Both central characters, who take turns to narrate the story in their first-person voices, bring more baggage to the relationship than Antler. Constance (the ‘klein’ one, and not very constant in most respects) is haunted by the mysterious death of her beloved mother when she was a child, and the troubled (she sees it as cruel) upbringing by her controlling, unloving father – about as close to Big Daddy as a New England doctor can get.
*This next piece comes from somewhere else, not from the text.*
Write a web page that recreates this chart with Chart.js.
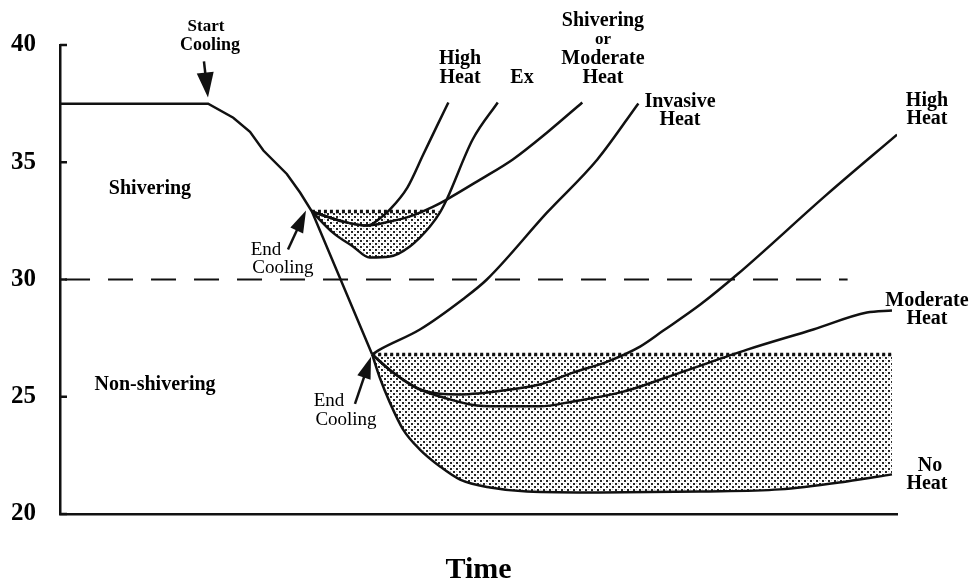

So what should a young woman just turned 20 with ‘inner fragility’ and sense of self esteem do? Why, marry a man 20 years older who’s just like daddy, Sidney Klein (he’s the scholar; the reversal of the expected names serves no purpose, and if anything is just an ill-judged trick). This English expat literature professor is controlling, constrained. His patronising view of Constance from the outset is as ‘a work in progress’ which he’s confident he can complete, she’s ‘unformed and indistinct’, like his tedious academic study of the Romantics. It’s hardly surprising he’s blocked: he appears to be trying to analyse their poetry with the literary approach of a vivisectionist. It’s the only one he knows.

This novel is pretty good for about half its length. There are some well narrated set pieces, like the party at which Constance’s younger sister Iris meets Sidney for the first time, revealing herself to be wild, sexy and uninhibited – qualities Constance may well possess, but which she’s learned to suppress (along with most of her other impulses and memories). Descriptions of a decaying, dangerous New York City in 1963 are often vivid, especially the recurring scenes in Penn Station as it’s demolished and rebuilt, but soon become a tiresome metaphor for something, I’m not quite sure what: Constance’s marriage, maybe, or her psyche.

The alternating narrative voices overlap and repeat scenes with differently skewed perspectives. This technique is interesting at first, but then becomes another slightly irritating aspect of this ultimately disappointing novel.

Characters (and ghosts) come and go, but they fail to cohere with the events and lurid developments in the narrative. It all ended too pat for me, and too much resembled an early, minor Hitchcock film. The plot twists are melodramatic or soapy, the characterisation too contrived and clunky – though the Casaubon-like Sidney is oddly endearing (he drives a big Jag, like Inspector Morse, but with none of that detective’s gloomy charisma). The Schuylers’ ‘gothic horror house’ (yes, that’s what it’s described as at one point; there’s too much of that kind of narrative heavy-handedness) and Klein’s equally gloomy book-filled Manhattan apartment are too stagey, and the dialogue is largely stilted.

McGrath, ConstanceA pity – the only other McGrath novel I’ve read so far was Asylum (I wrote about it here last August), a much more satisfying gothic psychological thriller.

The edition I read was the Bloomsbury paperback. Not keen on that cover.